On the patio, Ellice Nisbet, 12, and her sister, Natania Nisbet, 14, enjoyed playing Quidditch, a sport that involves “flying” on broomsticks so the assigned seeker can catch a winged ball called a snitch.
“They gave us brooms to ride on and hula hoops for goals,” says Ellice Nisbet, dressed up as the house elf Dobby. “There were balloons and snitches that looked like ping pong balls.”
“If you tap someone on the head with a balloon, they become ‘out’ and must recite the alphabet from A to Z,” says Natania Nisbet. She came dressed as the quirky Luna Lovegood, a character that some fans of the book series have argued would have been a suitable romantic match for Harry Potter.

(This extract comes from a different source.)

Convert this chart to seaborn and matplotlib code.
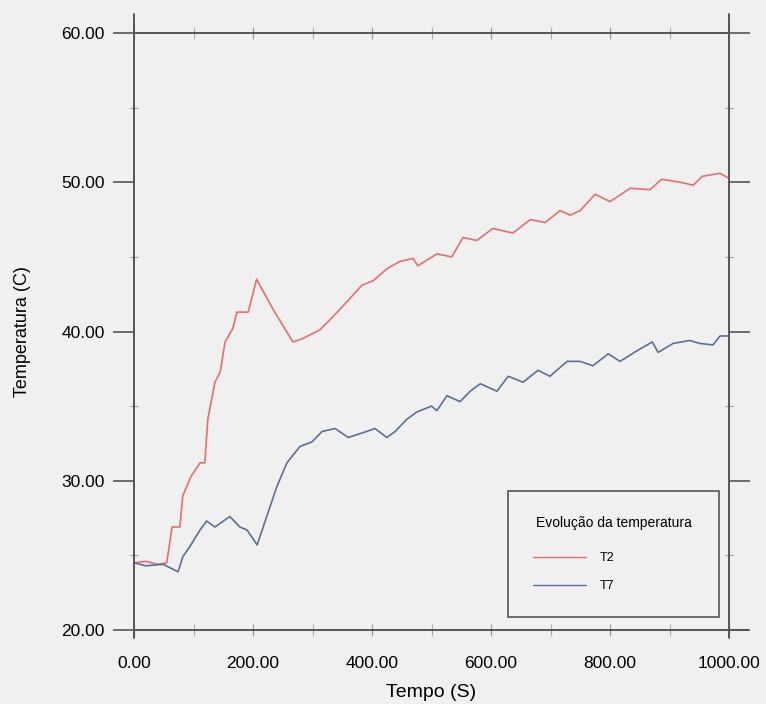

In the community room, guests watched the movie, “Harry Potter and the Sorcerer’s Stone” while they crafted wands, snitches, neck ties and crests for Hogwarts houses.
“I helped my brother make snitches,” says Emily Uyleman, 10. “We also went to the different stations to do the arts and crafts and coloring.”
“My daughter decorated the edges of a chopstick with a glue gun and then painted it pink to create her wand,” says Carolyn Castagnetto, who brought her three year-old daughter and six month-old son.